Now, this is me trying to learn the language and to find out more about the place where I live - for some reason, it seems that memorising the music lyrics works out just fine as a learning tool for me. I am seriously studying the lyrics, trying to understand them without translation and listening the sound of the language. The obstacle here is that traditionally many of Dutch artists were dismissing the native language and insisting on English - so it helps to search out for the ones who had stuck to their guns and decidedly created music in Dutch, like this guy. I have rare experience to hear a music icon as Rob de Nijs for the very first time and to soak in his music without any previous knowledge or prejudice.
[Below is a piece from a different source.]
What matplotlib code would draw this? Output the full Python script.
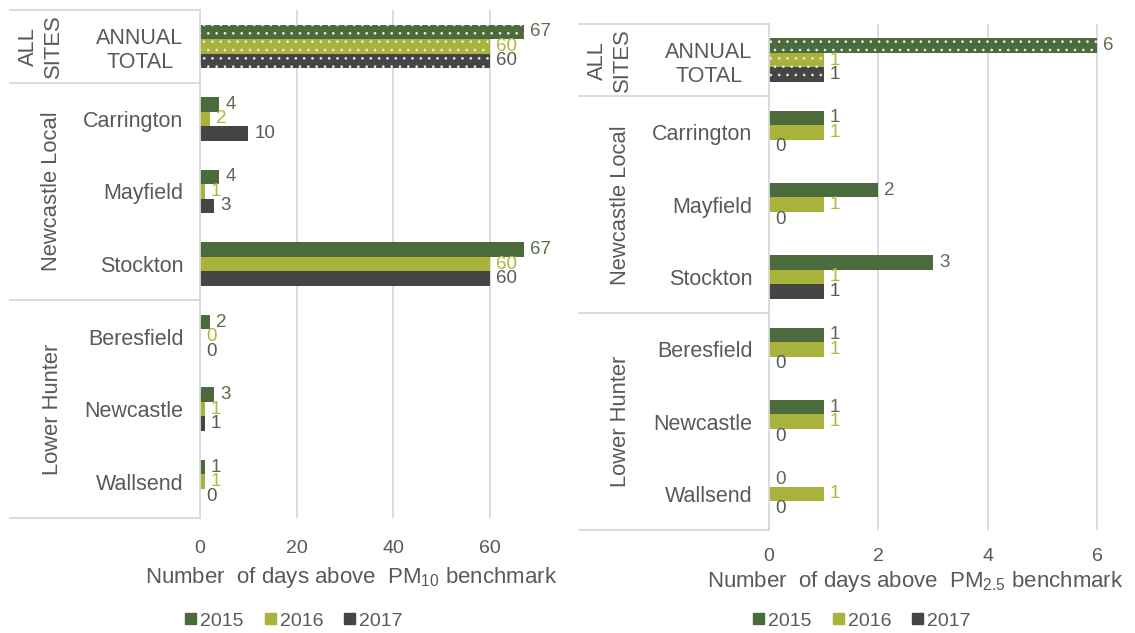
import numpy as np
import matplotlib.pyplot as plt
import matplotlib.transforms as mtransforms
from matplotlib.lines import Line2D
from matplotlib.patches import Patch

plt.rcParams['font.family'] = ['Liberation Sans', 'DejaVu Sans']
plt.rcParams['mathtext.default'] = 'regular'
plt.rcParams['hatch.linewidth'] = 0.7

sites = ['ANNUAL\nTOTAL', 'Carrington', 'Mayfield', 'Stockton',
         'Beresfield', 'Newcastle', 'Wallsend']
groups = ['ALL\nSITES', 'Newcastle Local', 'Lower Hunter']
group_span = [(0, 0), (1, 3), (4, 6)]
years = ['2015', '2016', '2017']

pm10_2015 = [67, 4, 4, 67, 2, 3, 1]
pm10_2016 = [60, 2, 1, 60, 0, 1, 1]
pm10_2017 = [60, 10, 3, 60, 0, 1, 0]

pm25_2015 = [6, 1, 2, 3, 1, 1, 0]
pm25_2016 = [1, 1, 1, 1, 1, 1, 1]
pm25_2017 = [1, 0, 0, 1, 0, 0, 0]

bar_colors = ['#4b6b3d', '#a9b23a', '#454545']
text_colors = ['#5a6e4e', '#b0b83c', '#595959']
grey = '#595959'
line_grey = '#d9d9d9'

fig = plt.figure(figsize=(11.35, 6.33), dpi=100)


def px(dx):
    # horizontal shift in screen pixels
    return mtransforms.ScaledTranslation(dx / 100, 0, fig.dpi_scale_trans)


def draw_panel(ax, width_px, series, xmax, xticks, xlabel, label_pos, tick_pad):
    y = np.arange(len(sites))
    h = 0.2
    for i, vals in enumerate(series):
        yy = y + (i - 1) * h
        bars = ax.barh(yy, vals, height=h, color=bar_colors[i], linewidth=0)
        # the annual totals get a dotted fill
        bars[0].set_hatch('..')
        bars[0].set_edgecolor('#e8e8e8')
        for yv, v in zip(yy, vals):
            ax.text(v, yv, str(v), color=text_colors[i], fontsize=13.5,
                    va='center', ha='left', transform=ax.transData + px(6))

    ax.set_xlim(0, xmax)
    ax.set_ylim(len(sites) - 0.5, -0.5)
    ax.set_xticks(xticks)
    ax.set_yticks(y)
    ax.set_yticklabels(sites)
    for t in ax.get_yticklabels():
        t.set_multialignment('center')
    ax.tick_params(axis='y', length=0, pad=12, labelsize=15.5, labelcolor=grey)
    ax.tick_params(axis='x', length=0, pad=tick_pad, labelsize=14, labelcolor=grey)
    ax.grid(axis='x', color=line_grey, linewidth=1.3)
    ax.set_axisbelow(True)
    for s in ['top', 'right', 'bottom']:
        ax.spines[s].set_visible(False)
    ax.spines['left'].set_color(line_grey)
    ax.spines['left'].set_linewidth(1.3)

    ax.set_xlabel(xlabel, fontsize=16, color=grey)
    ax.xaxis.set_label_coords(*label_pos)

    # two-level category table left of the bars
    ytr = ax.get_yaxis_transform()
    for b in [-0.5, 0.5, 3.5, 6.5]:
        ax.add_line(Line2D([-190 / width_px, 0], [b, b], color=line_grey,
                           linewidth=1.3, transform=ytr, clip_on=False))
    for name, (a, b) in zip(groups, group_span):
        dx = -159 if '\n' in name else -148
        ax.text(0, (a + b) / 2, name, rotation=90, fontsize=15.8, color=grey,
                ha='center', va='center', multialignment='center',
                transform=ytr + px(dx))


ax1 = fig.add_axes([200 / 1135, 115 / 633, 360 / 1135, 508 / 633])
draw_panel(ax1, 360, [pm10_2015, pm10_2016, pm10_2017], 74.5, [0, 20, 40, 60],
           'Number  of days above  PM$_{10}$ benchmark', (0.42, -0.092), 16)

ax2 = fig.add_axes([769 / 1135, 103 / 633, 350 / 1135, 506 / 633])
draw_panel(ax2, 350, [pm25_2015, pm25_2016, pm25_2017], 6.4, [0, 2, 4, 6],
           'Number  of days above  PM$_{2.5}$ benchmark', (0.417, -0.078), 13)

handles = [Patch(color=c, label=yr) for c, yr in zip(bar_colors, years)]
for cx in [294, 862]:
    fig.legend(handles=handles, loc='center', ncol=3, frameon=False,
               bbox_to_anchor=(cx / 1135, 1 - 621 / 633), fontsize=14,
               handlelength=0.55, handleheight=0.55, handletextpad=0.2,
               columnspacing=1.1, labelcolor=grey)

fig.savefig('out.png', dpi=100)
Previously I heard his 1964. album "Dit Is Rob De Nijs" which was very pleasant slice of 1960s pop but nothing special - kind of Dutch Cliff Richards.
It took me some time to continue with his second album "In De Uren Van De Middag" (In the afternoon hours, yay I don't need a dictionary) that for some reason didn't register with me on the initial listening, but suddenly yesterday was just a perfect day or maybe I was simply more focused and suddenly everything clicked and I found myself enjoying the album immensely, reading the lyrics and basically getting it for the first time properly. First of all, this is not just another copy of some American star but a genuinely brilliant collection of original songs by Boudewijn De Groot who completely sidestepped the banal stereotypes and created quite inspired bunch of songs with characters from the history like "Jan Klaassen De Trompetter", "Malle Babbe", "Dag Zuster Ursula" and "Leonardo" (about you-know-whom) - it sounds ambitious but its actually surprisingly engaging because its combined with a very gentle, country-pop from the early 1970s (I would dare to compare it with John Denver or Jim Croce perhaps) and music is intoxicating even without understanding the lyrics - once I got my head around translations, however, the album was constantly played on replay.
Title "In De Uren Van De Middag" comes from the opening line of the closing song "Meisje In Engeland" which is all about gentle goodbye to a girl who has moved on with her life and its actually very beautiful song, in fact the whole collection is so strong that is almost impossible to recommend one song instead of another, because it looks as one of those classic albums where true gems shine better after repeated listening, when we can focus behind obvious hits and pay more attention to the rest. I kind of suspect that the album works so well because the best songs were carefully arranged somewhere halfway trough the collection, not at the predictable way at the start - just when the listener starts really enjoying the music, you have five massive classics positioned one after the other ("De Avond" just one of the many) so it feels as the whole album just gets better and better. I absolutely love this.